In celebration of the impending Halloween season, I decided to read something really scary, so I pulled out my prescription fact sheets. My insurance provider refers to the full page, single-spaced, ten-point font sheet as “Participant Counseling.”
The older I get, the more drugs I have added to my arsenal. My health insurance company strongly encourages annual health screenings. Because of this annual testing, it has been easy for my doctor to following my escalating numbers. I’ll admit that he has been cautious about prescribing the maintenance drugs for my accumulating conditions. The preferred line of action was to lose weight, but it seems like I lose the same five pounds over and over.
One of my prescriptions has side effects of dizziness, headache, nausea, gas, stomach upset/pain, diarrhea and constipation (not at the same time, I hope).Those are the minor side effects. My participant counseling sheet for my cholesterol drug has a large section under “caution” which tells me I might have muscle pain or muscle damage which could lead to kidney damage and “a very serious condition” rhabdocmyolysis. I don’t know what that is, but I betcha I don’t want it.
Another interesting part is when the sheet counsels me to not take the medication if I am allergic to any of the ingredients in the product. I am not a chemist and most of the “ingredients” don’t look like anything I’ve ever knowingly taken.
Lately I’ve noticed that television commercials for prescription drugs show active people playing tennis, bike riding, or participating in other activities that make me tired just to watch. The voice over extols the benefits of a prescription for about the first quarter of the commercial. For the remainder of the commercial, a predictable pattern has emerged. A rapid fire voice describes the side-effects and in a slower, soothing tone finishes up with “ask your physician if (fill in the blank) is right for you.” Did I hear something about “sudden death” in that quick disclaimer? It makes me wonder how important a prescription is if it’s supposed to make you happy, healthy and active, but “oh, by the way” it might cause stroke, cardiac arrest, or liver failure.
One night I was taking my medication and my six-year-old granddaughter asked “What do those pills do, Grandma Linda?”

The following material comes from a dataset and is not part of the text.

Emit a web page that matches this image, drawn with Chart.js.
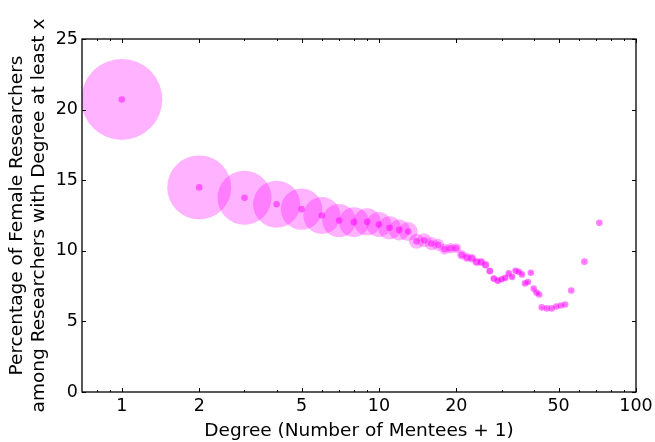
<!DOCTYPE html>
<html>
<head>
<meta charset="utf-8">
<script src="https://cdn.jsdelivr.net/npm/chart.js@4.4.0/dist/chart.umd.min.js"></script>
<style>
  html, body { margin: 0; padding: 0; background: #fff; overflow: hidden; }
  canvas { display: block; }
</style>
</head>
<body>
<canvas id="chart" width="655" height="442"></canvas>
<script>
// Degree (number of mentees + 1)
const degrees = [
  1, 2, 3, 4, 5, 6, 7, 8, 9, 10,
  11, 12, 13, 14, 15, 16, 17, 18, 19, 20,
  21, 22, 23, 24, 25, 26, 27, 28, 29, 30,
  31, 32, 33, 34, 35, 36, 37, 38, 39, 40,
  41, 42, 43, 45, 47, 49, 51, 53, 56, 63, 72
];

// % female among researchers with degree >= x
const femalePercent = [
  20.72, 14.49, 13.76, 13.30, 12.95, 12.50, 12.14, 12.03, 12.05, 11.86,
  11.63, 11.48, 11.36, 10.67, 10.75, 10.51, 10.42, 10.11, 10.18, 10.18,
  9.71, 9.52, 9.47, 9.21, 9.21, 9.00, 8.57, 8.03, 7.88, 7.98,
  8.08, 8.40, 8.15, 8.59, 8.52, 8.33, 7.69, 7.79, 8.45, 7.32,
  7.05, 6.91, 5.99, 5.92, 5.92, 6.06, 6.13, 6.20, 7.19, 9.23, 11.98
];

// share of researchers with degree >= x (relative to x = 1, in %), shown as bubble area
const researcherShare = [
  100, 62.4, 44.4, 33.7, 26.1, 20.9, 17.0, 13.7, 11.1, 9.5,
  8.1, 6.7, 5.5, 3.4, 3.0, 2.6, 2.2, 1.8, 1.7, 1.5,
  1.4, 1.3, 1.2, 1.1, 0.98, 0.88, 0.75, 0.62, 0.55, 0.45,
  0.40, 0.36, 0.33, 0.30, 0.27, 0.25, 0.23, 0.21, 0.19, 0.17,
  0.16, 0.15, 0.14, 0.12, 0.10, 0.09, 0.08, 0.07, 0.06, 0.04, 0.02
];

const xTickLabels = [1, 2, 5, 10, 20, 50, 100];
const xMinorTicks = [0.8, 0.9, 3, 4, 6, 7, 8, 9, 30, 40, 60, 70, 80, 90];
const yTickLabels = [0, 5, 10, 15, 20, 25];

const FONT = 'DejaVu Sans';
const MAX_BUBBLE = 40.5;  // radius of the x = 1 bubble, px

const bubbleData = degrees.map((d, i) => ({
  x: d,
  y: femalePercent[i],
  r: MAX_BUBBLE * Math.sqrt(researcherShare[i] / 100)
}));
const dotData = degrees.map((d, i) => ({ x: d, y: femalePercent[i], r: 3.3 }));

// matplotlib-style frame with inward ticks on all four sides
const frameTicks = {
  id: 'frameTicks',
  afterDatasetsDraw(chart) {
    const { ctx, chartArea: a, scales: { x, y } } = chart;
    ctx.save();
    ctx.strokeStyle = '#000';
    ctx.lineWidth = 1;
    const seg = (x1, y1, x2, y2) => {
      ctx.beginPath();
      ctx.moveTo(x1, y1);
      ctx.lineTo(x2, y2);
      ctx.stroke();
    };
    const xTick = (v, len) => {
      const p = Math.round(x.getPixelForValue(v)) + 0.5;
      seg(p, a.bottom, p, a.bottom - len);
      seg(p, a.top, p, a.top + len);
    };
    xTickLabels.forEach(v => xTick(v, 4));
    xMinorTicks.forEach(v => xTick(v, 2));
    yTickLabels.forEach(v => {
      const p = Math.round(y.getPixelForValue(v)) + 0.5;
      seg(a.left, p, a.left + 4, p);
      seg(a.right, p, a.right - 4, p);
    });
    ctx.lineWidth = 1.3;
    ctx.strokeRect(a.left, a.top, a.right - a.left, a.bottom - a.top);
    ctx.restore();
  }
};

new Chart(document.getElementById('chart'), {
  type: 'bubble',
  data: {
    datasets: [
      {
        label: 'share',
        data: bubbleData,
        backgroundColor: 'rgba(255, 0, 255, 0.3)',
        borderWidth: 0,
        hoverBorderWidth: 0
      },
      {
        label: 'value',
        data: dotData,
        backgroundColor: 'rgba(255, 0, 255, 0.5)',
        borderWidth: 0,
        hoverBorderWidth: 0
      }
    ]
  },
  options: {
    responsive: false,
    animation: false,
    events: [],
    layout: { autoPadding: false, padding: { top: 39, right: 19, left: 0, bottom: 0 } },
    plugins: {
      legend: { display: false },
      tooltip: { enabled: false }
    },
    scales: {
      x: {
        type: 'logarithmic',
        min: 0.7,
        max: 100,
        afterBuildTicks: s => { s.ticks = xTickLabels.map(v => ({ value: v })); },
        afterFit: s => {
          s.height = 50;
          s.paddingLeft = 0;
          s.paddingRight = 0;
        },
        grid: { display: false, drawTicks: false },
        border: { display: false },
        ticks: {
          autoSkip: false,
          maxRotation: 0,
          padding: 4,
          color: '#000',
          font: { family: FONT, size: 17.5 },
          callback: v => String(v)
        },
        title: {
          display: true,
          text: 'Degree (Number of Mentees + 1)',
          color: '#000',
          font: { family: FONT, size: 18.5, lineHeight: 1.15 },
          padding: { top: 0, bottom: 0 }
        }
      },
      y: {
        type: 'linear',
        min: 0,
        max: 25,
        afterBuildTicks: s => { s.ticks = yTickLabels.map(v => ({ value: v })); },
        afterFit: s => {
          s.width = 82;
          s.paddingTop = 0;
          s.paddingBottom = 0;
        },
        grid: { display: false, drawTicks: false },
        border: { display: false },
        ticks: {
          padding: 4,
          color: '#000',
          font: { family: FONT, size: 17.5 }
        },
        title: {
          display: true,
          text: ['Percentage of Female Researchers', 'among Researchers with Degree at least x'],
          color: '#000',
          font: { family: FONT, size: 18.5, lineHeight: 1.15 },
          padding: { top: 7, bottom: 0 }
        }
      }
    }
  },
  plugins: [frameTicks]
});
</script>
</body>
</html>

I looked at the handful of pills and started pointing to each one. “This one is for my cholesterol, this one for high blood pressure, this is a vitamin, this is for my knee pain,” pointing to a half of a Tylenol PM, I said, “and this one is to help me sleep.”
“Oh, and look,” she said, “it is two colors—blue to help you get to sleep fast and white to help you stay asleep.”
Her comment shows which part of the commercial sticks with us the best. After all, I’m sure no drug company would advertise if we weren’t more impressed with the benefits of medication than we are with the downside.
With his dementia, Jim took a lot of medication. Through the trial-and-error to find the best drug regimen for him, I diligently read the side effects of everything he took. He was no longer capable of reading them, and I felt responsible for looking out for his wellbeing. Once I mentioned to the doctor that a new drug Jim was taking had a side effect of confusion. The doctor told me that all medicines have potential side effects. That doesn’t mean that everyone has them. He pointed out that no one would take prescription drugs if we worried too much about side effects.
It’s not just prescriptions that have unexpected side effects and warnings. All over-the-counter medication has them too. That night-time cold formula “so you can rest” medicine cautions you to quit taking it if you suffer from “sleeplessness.” On non-drowsy cold capsules, one of the first side effects mentioned is drowsiness. That certainly won’t help your job performance if you take it to help control your runny nose during the day.
One good thing about it, Halloween will soon be over and we will be moving into the Thanksgiving and Christmas season. There’s nothing scary about those holidays and my reading needs to reflect that. I’ll put away the prescription fact sheets and dig out some inspirational holiday reading instead. I’ll stick with the delightful and forget the frightful.